Here are ten essay prompts around the subject of your school experience (assuming you’re in high school or middle school, or some equivalent of those). Select a question you wish to address, then take a stance on the topic. Use that to formulate your essay.
As with any essay, you should state your position in the beginning, then defend it with a few reasons or examples in the body of the essay, and finally give your conclusion at the end.
Prompts
Would you rather have the same teacher for all of your subjects, or a different teacher for each subject?
For any given subject, not everyone has the same skill level. Is it better for students who excel at a subject to be grouped with students who struggle with that subject? Why or why not?
In some parts of the world, there are all-girls schools and all-boys schools. What are the advantages or disadvantages of these over co-ed schools?
Should students be able to choose which foreign language they can learn, or is it better for everyone in the school to learn the same foreign language?
Would you rather take 6 one-hour classes each day or 3 two-hour classes each day? (This is a form of ‘block scheduling’; by the end of the year, you finish the same number of classes with the same amount of time on each.)

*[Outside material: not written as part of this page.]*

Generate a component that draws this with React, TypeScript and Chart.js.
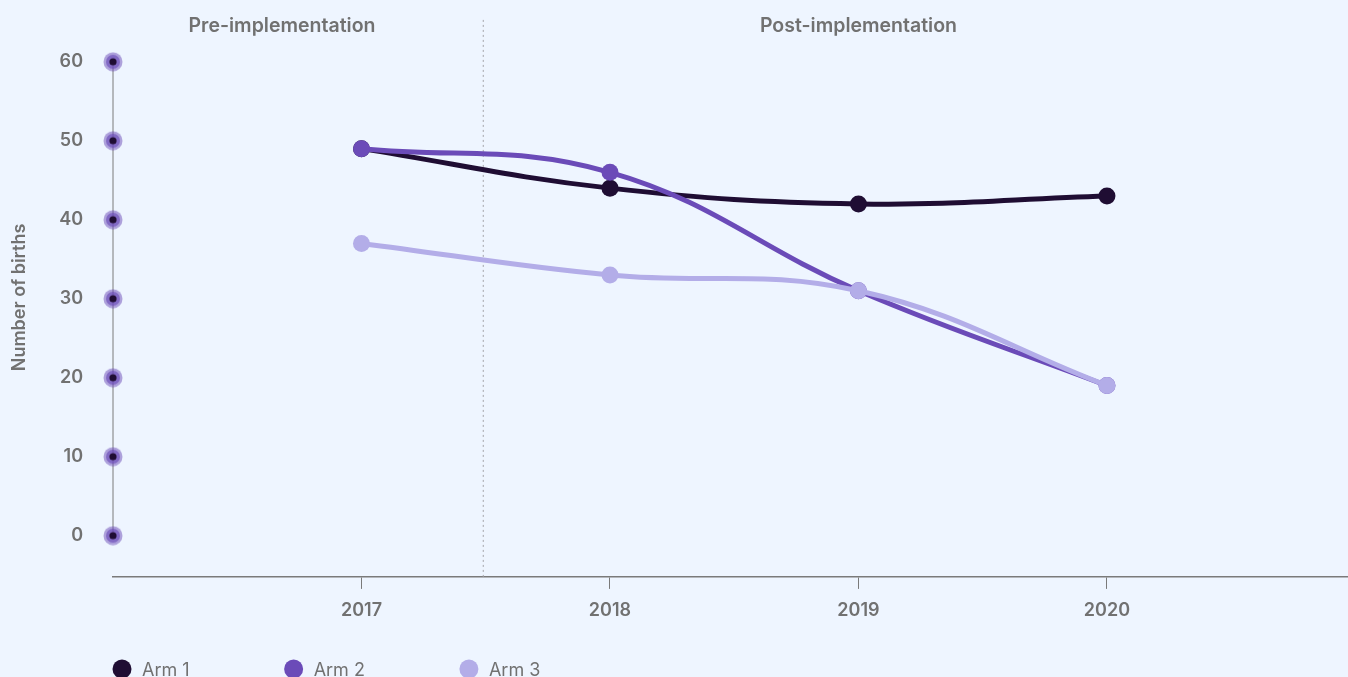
import React, { useEffect, useRef } from "react";
import { Chart, registerables } from "chart.js";

Chart.register(...registerables);

// ---- data ----
const YEARS = [2017, 2018, 2019, 2020];
const ARM_NAMES = ["Arm 1", "Arm 2", "Arm 3"];
const ARM1 = [49, 44, 42, 43];
const ARM2 = [49, 46, 31, 19];
const ARM3 = [37, 33, 31, 19];
const Y_TICKS = [0, 10, 20, 30, 40, 50, 60];
const X_TICKS = [2017, 2018, 2019, 2020];
const PHASE_LABELS = ["Pre-implementation", "Post-implementation"];
const PHASE_LABEL_X = [2016.68, 2019];
const PHASE_SPLIT = 2017.49;

// ---- styling ----
const X_MIN = 2016;
const X_MAX = 2020.97;
const Y_MIN = -5.22;
const Y_MAX = 65.54;
const ARM_COLORS = ["#1F0D33", "#6B4BB8", "#B3ADE8"];
const BG = "#EEF5FF";
const TEXT = "#717171";
const AXIS = "#7a7a7a";
const FONT = "Inter, 'Noto Sans', sans-serif";

function makeHalo(): HTMLCanvasElement {
  const c = document.createElement("canvas");
  c.width = 20;
  c.height = 20;
  const g = c.getContext("2d")!;
  const circ = (r: number, col: string) => {
    g.fillStyle = col;
    g.beginPath();
    g.arc(10, 10, r, 0, Math.PI * 2);
    g.fill();
  };
  circ(9.5, "rgba(107,75,184,0.5)");
  circ(7, "rgba(107,75,184,0.65)");
  circ(3.6, "#1F0D33");
  return c;
}

const phasePlugin = {
  id: "phaseLabels",
  afterDraw(chart: any) {
    const { ctx, chartArea } = chart;
    const xs = chart.scales.x;
    ctx.save();
    ctx.font = `600 19.5px ${FONT}`;
    ctx.fillStyle = TEXT;
    ctx.textAlign = "center";
    ctx.textBaseline = "middle";
    PHASE_LABELS.forEach((t, i) => {
      ctx.fillText(t, xs.getPixelForValue(PHASE_LABEL_X[i]), chartArea.top + 8);
    });
    ctx.restore();
  },
};

const legendPlugin = {
  id: "armLegend",
  afterDraw(chart: any) {
    const { ctx, chartArea } = chart;
    const baseY = chart.height - 1;
    let x = chartArea.left - 1;
    ctx.save();
    ctx.font = `400 18px ${FONT}`;
    ctx.textAlign = "left";
    ctx.textBaseline = "alphabetic";
    chart.data.datasets
      .filter((d: any) => ARM_NAMES.includes(d.label))
      .sort((a: any, b: any) => ARM_NAMES.indexOf(a.label) - ARM_NAMES.indexOf(b.label))
      .forEach((d: any) => {
        ctx.fillStyle = d.borderColor;
        ctx.beginPath();
        ctx.arc(x + 10, baseY - 7, 9.5, 0, Math.PI * 2);
        ctx.fill();
        ctx.fillStyle = TEXT;
        ctx.fillText(d.label, x + 30, baseY);
        x += 30 + ctx.measureText(d.label).width + 94;
      });
    ctx.restore();
  },
};

export default function App() {
  const ref = useRef<HTMLCanvasElement | null>(null);

  useEffect(() => {
    document.body.style.margin = "0";
    document.body.style.background = BG;
    let chart: Chart | null = null;
    let cancelled = false;

    const build = () => {
      if (cancelled || !ref.current) return;
      const armSeries = [ARM1, ARM2, ARM3];
      const armDatasets = ARM_NAMES.map((name, i) => ({
        label: name,
        data: YEARS.map((y, j) => ({ x: y, y: armSeries[i][j] })),
        borderColor: ARM_COLORS[i],
        backgroundColor: ARM_COLORS[i],
        pointBackgroundColor: ARM_COLORS[i],
        pointBorderColor: ARM_COLORS[i],
        borderWidth: 5,
        pointRadius: 8.5,
        pointBorderWidth: 0,
        tension: 0.4,
        borderCapStyle: "round" as const,
        order: 3 - i,
        clip: false as const,
      }));
      const spine = {
        label: "spine",
        data: Y_TICKS.map((v) => ({ x: X_MIN, y: v })),
        borderColor: AXIS,
        borderWidth: 1,
        pointStyle: makeHalo(),
        pointRadius: 10,
        tension: 0,
        order: 10,
        clip: false as const,
      };
      const split = {
        label: "split",
        data: [
          { x: PHASE_SPLIT, y: Y_MIN },
          { x: PHASE_SPLIT, y: Y_MAX },
        ],
        borderColor: "#a3a3a8",
        borderWidth: 1,
        borderDash: [2, 3],
        pointRadius: 0,
        tension: 0,
        order: 20,
      };

      chart = new Chart(ref.current, {
        type: "line",
        data: { datasets: [...armDatasets, spine, split] as any },
        options: {
          animation: false,
          responsive: false,
          events: [],
          layout: { autoPadding: false, padding: { top: 18, bottom: 45.5, left: 0, right: 0 } },
          plugins: {
            legend: { display: false },
            tooltip: { enabled: false },
          },
          scales: {
            x: {
              type: "linear",
              min: X_MIN,
              max: X_MAX,
              afterBuildTicks: (s: any) => {
                s.ticks = X_TICKS.map((v) => ({ value: v }));
              },
              ticks: {
                callback: (v: any) => String(v),
                font: { family: FONT, size: 18, weight: 600 },
                color: TEXT,
                padding: 10.5,
                maxRotation: 0,
                autoSkip: false,
              },
              grid: {
                display: true,
                drawOnChartArea: false,
                drawTicks: true,
                tickLength: 12,
                color: AXIS,
                lineWidth: 1,
              },
              border: { display: true, color: AXIS, width: 1.5 },
            },
            y: {
              type: "linear",
              position: "left",
              min: Y_MIN,
              max: Y_MAX,
              afterBuildTicks: (s: any) => {
                s.ticks = Y_TICKS.map((v) => ({ value: v }));
              },
              afterFit: (s: any) => {
                s.width = 113;
              },
              ticks: {
                font: { family: FONT, size: 18, weight: 600 },
                color: TEXT,
                padding: 0,
              },
              grid: { display: false, drawTicks: true, tickLength: 30 },
              border: { display: false },
              title: {
                display: true,
                text: "Number of births",
                font: { family: FONT, size: 18, weight: 600 },
                color: TEXT,
                padding: { top: 9, bottom: 0 },
              },
            },
          },
        },
        plugins: [phasePlugin, legendPlugin],
      });
    };

    const fontsReady = (document as any).fonts
      ? Promise.all([
          (document as any).fonts.load(`600 18px Inter`),
          (document as any).fonts.load(`400 18px Inter`),
        ]).catch(() => null)
      : Promise.resolve(null);
    fontsReady.then(build);

    return () => {
      cancelled = true;
      if (chart) chart.destroy();
    };
  }, []);

  return (
    <div style={{ width: 1348, height: 677, overflow: "hidden", background: BG }}>
      <canvas ref={ref} width={1348} height={677} style={{ display: "block" }} />
    </div>
  );
}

Is a scheduled ‘study hour’ productive or a waste of time?
Would you rather have the same set of teachers four years in a row or a different set of teachers each year?
If your school had one mandatory class on a creative art (music, drawing, creative writing, theatre, etc.), what creative are would you prefer/recommend?
At most schools, students take multiple classes one hour a day throughout an entire semester (or year). Would you rather take an intensive approach through which you take only one class at a time? The classes would take a full day, but they would only last 3 weeks or so and then you don’t have to take it again for the rest of the semester.
When they are in high school, should students start taking classes specific to the field they want to work in, or should those specific classes wait until college?
Note
If some of these options seem strange to you, it may be because they aren’t prevalent in your part of the world. But each of these cases is real somewhere. Part of considering a change involves looking at what works for others.